Task objective: Write out the opening lines of the data word for word, up to and including the line with "const apxSig = [1, 1]", and leave every picture and every later line out.

### Data excerpt

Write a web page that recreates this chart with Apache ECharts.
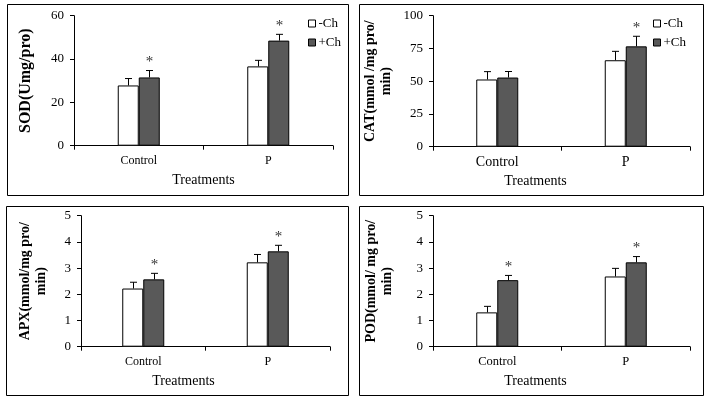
<!DOCTYPE html>
<html>
<head>
<meta charset="utf-8">
<script src="https://cdn.jsdelivr.net/npm/echarts@6/dist/echarts.min.js"></script>
<style>
  html, body { margin: 0; padding: 0; background: #fff; }
  #chart { width: 707px; height: 399px; }
</style>
</head>
<body>
<div id="chart"></div>
<script>
// categories
const categories = ['Control', 'P']

// SOD
const sodMinus = [27.8, 36.6]
const sodMinusErr = [3.2, 2.8]
const sodPlus = [31.5, 48.5]
const sodPlusErr = [3.2, 2.9]
const sodSig = [1, 1]

// CAT
const catMinus = [51.3, 66]
const catMinusErr = [6, 6.8]
const catPlus = [52.8, 76.6]
const catPlusErr = [4.6, 7.7]
const catSig = [0, 1]

// APX
const apxMinus = [2.22, 3.22]
const apxMinusErr = [0.24, 0.3]
const apxPlus = [2.57, 3.64]
const apxPlusErr = [0.23, 0.23]
const apxSig = [1, 1]

// POD
const podMinus = [1.31, 2.68]
const podMinusErr = [0.23, 0.31]
const podPlus = [2.54, 3.22]
const podPlusErr = [0.18, 0.22]
const podSig = [1, 1]

const FONT = 'Liberation Serif, Times New Roman, serif'
const BAR_W = 21
const DARK = '#595959'

const panels = [
  { name: 'SOD(Umg/pro)', nameSize: 16, nameGap: 40, max: 60, interval: 20, catSize: 12, xShift: 0,
    minus: sodMinus, minusErr: sodMinusErr, plus: sodPlus, plusErr: sodPlusErr, sig: sodSig,
    grid: { left: 74, top: 15.7, width: 259, height: 130 } },
  { name: 'CAT(mmol /mg pro/\nmin)', nameSize: 14, nameGap: 39, max: 100, interval: 25, catSize: 14, xShift: 52,
    minus: catMinus, minusErr: catMinusErr, plus: catPlus, plusErr: catPlusErr, sig: catSig,
    grid: { left: 433, top: 15.7, width: 257, height: 131 } },
  { name: 'APX(mmol/mg pro/\nmin)', nameSize: 14, nameGap: 32, max: 5, interval: 1, catSize: 12, xShift: 44,
    minus: apxMinus, minusErr: apxMinusErr, plus: apxPlus, plusErr: apxPlusErr, sig: apxSig,
    grid: { left: 81, top: 215.7, width: 249, height: 131 } },
  { name: 'POD(mmol/ mg pro/\nmin)', nameSize: 14, nameGap: 38, max: 5, interval: 1, catSize: 12.5, xShift: 52,
    minus: podMinus, minusErr: podMinusErr, plus: podPlus, plusErr: podPlusErr, sig: podSig,
    grid: { left: 433, top: 215.7, width: 257, height: 131 } }
]

// error bar + asterisk
function renderError(params, api) {
  const cat = api.value(0)
  const val = api.value(1)
  const err = api.value(2)
  const side = api.value(3)
  const sig = api.value(4)
  const base = api.coord([cat, val])
  const top = api.coord([cat, val + err])
  const x = Math.round(base[0] + side * BAR_W / 2) + 0.5
  const children = [
    { type: 'line', shape: { x1: x, y1: base[1], x2: x, y2: top[1] }, style: { stroke: '#000', lineWidth: 1 } },
    { type: 'line', shape: { x1: x - 3.5, y1: top[1], x2: x + 3.5, y2: top[1] }, style: { stroke: '#000', lineWidth: 1 } }
  ]
  if (sig) {
    children.push({
      type: 'text',
      x: x,
      y: top[1] - 1,
      style: { text: '*', fill: '#333', font: '15px ' + FONT, align: 'center', verticalAlign: 'bottom' }
    })
  }
  return { type: 'group', children: children }
}

const chart = echarts.init(document.getElementById('chart'))

const grid = [], xAxis = [], yAxis = [], series = []
panels.forEach((p, i) => {
  grid.push(p.grid)
  xAxis.push({
    type: 'category',
    gridIndex: i,
    data: categories,
    name: 'Treatments',
    nameLocation: 'middle',
    nameGap: 28,
    nameTextStyle: { fontFamily: FONT, fontSize: 14, color: '#000', padding: [0, p.xShift, 0, 0] },
    axisLine: { lineStyle: { color: '#000', width: 1 } },
    axisTick: { show: true, length: 4, lineStyle: { color: '#000' } },
    axisLabel: { fontFamily: FONT, fontSize: p.catSize, color: '#000', margin: 9 }
  })
  yAxis.push({
    type: 'value',
    gridIndex: i,
    min: 0,
    max: p.max,
    interval: p.interval,
    name: p.name,
    nameLocation: 'middle',
    nameGap: p.nameGap,
    nameTextStyle: { fontFamily: FONT, fontSize: p.nameSize, fontWeight: 'bold', color: '#000', lineHeight: 16 },
    axisLine: { show: true, lineStyle: { color: '#000', width: 1 } },
    axisTick: { show: true, length: 4, lineStyle: { color: '#000' } },
    axisLabel: { fontFamily: FONT, fontSize: 13, color: '#000', margin: 10 },
    splitLine: { show: false }
  })
  series.push({
    name: '-Ch',
    type: 'bar',
    xAxisIndex: i,
    yAxisIndex: i,
    barWidth: BAR_W,
    barGap: '0%',
    data: p.minus,
    itemStyle: { color: '#fff', borderColor: '#000', borderWidth: 1 }
  })
  series.push({
    name: '+Ch',
    type: 'bar',
    xAxisIndex: i,
    yAxisIndex: i,
    barWidth: BAR_W,
    barGap: '0%',
    data: p.plus,
    itemStyle: { color: DARK, borderColor: '#000', borderWidth: 1 }
  })
  const errData = []
  categories.forEach((c, k) => {
    errData.push([k, p.minus[k], p.minusErr[k], -1, 0])
    errData.push([k, p.plus[k], p.plusErr[k], 1, p.sig[k]])
  })
  series.push({
    name: 'err' + i,
    type: 'custom',
    xAxisIndex: i,
    yAxisIndex: i,
    renderItem: renderError,
    data: errData,
    z: 5,
    clip: false,
    silent: true
  })
})

const legendBase = {
  orient: 'vertical',
  icon: 'rect',
  itemWidth: 7,
  itemHeight: 7,
  itemGap: 6,
  data: ['-Ch', '+Ch'],
  itemStyle: { borderColor: '#000', borderWidth: 1 },
  textStyle: { fontFamily: FONT, fontSize: 13, color: '#000', padding: [0, 0, 0, -2] },
  selectedMode: false
}

const option = {
  animation: false,
  backgroundColor: '#fff',
  grid: grid,
  xAxis: xAxis,
  yAxis: yAxis,
  series: series,
  legend: [
    Object.assign({}, legendBase, { left: 303, top: 12 }),
    Object.assign({}, legendBase, { left: 648, top: 12 })
  ],
  graphic: [
    { type: 'rect', shape: { x: 7.5, y: 4.5, width: 341, height: 191 }, style: { fill: 'none', stroke: '#000', lineWidth: 1 } },
    { type: 'rect', shape: { x: 359.5, y: 4.5, width: 344, height: 191 }, style: { fill: 'none', stroke: '#000', lineWidth: 1 } },
    { type: 'rect', shape: { x: 6.5, y: 206.5, width: 342, height: 189 }, style: { fill: 'none', stroke: '#000', lineWidth: 1 } },
    { type: 'rect', shape: { x: 359.5, y: 206.5, width: 344, height: 189 }, style: { fill: 'none', stroke: '#000', lineWidth: 1 } }
  ]
}

chart.setOption(option)
</script>
</body>
</html>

######

Complete response:
Write a web page that recreates this chart with Apache ECharts.
<!DOCTYPE html>
<html>
<head>
<meta charset="utf-8">
<script src="https://cdn.jsdelivr.net/npm/echarts@6/dist/echarts.min.js"></script>
<style>
  html, body { margin: 0; padding: 0; background: #fff; }
  #chart { width: 707px; height: 399px; }
</style>
</head>
<body>
<div id="chart"></div>
<script>
// categories
const categories = ['Control', 'P']

// SOD
const sodMinus = [27.8, 36.6]
const sodMinusErr = [3.2, 2.8]
const sodPlus = [31.5, 48.5]
const sodPlusErr = [3.2, 2.9]
const sodSig = [1, 1]

// CAT
const catMinus = [51.3, 66]
const catMinusErr = [6, 6.8]
const catPlus = [52.8, 76.6]
const catPlusErr = [4.6, 7.7]
const catSig = [0, 1]

// APX
const apxMinus = [2.22, 3.22]
const apxMinusErr = [0.24, 0.3]
const apxPlus = [2.57, 3.64]
const apxPlusErr = [0.23, 0.23]
const apxSig = [1, 1]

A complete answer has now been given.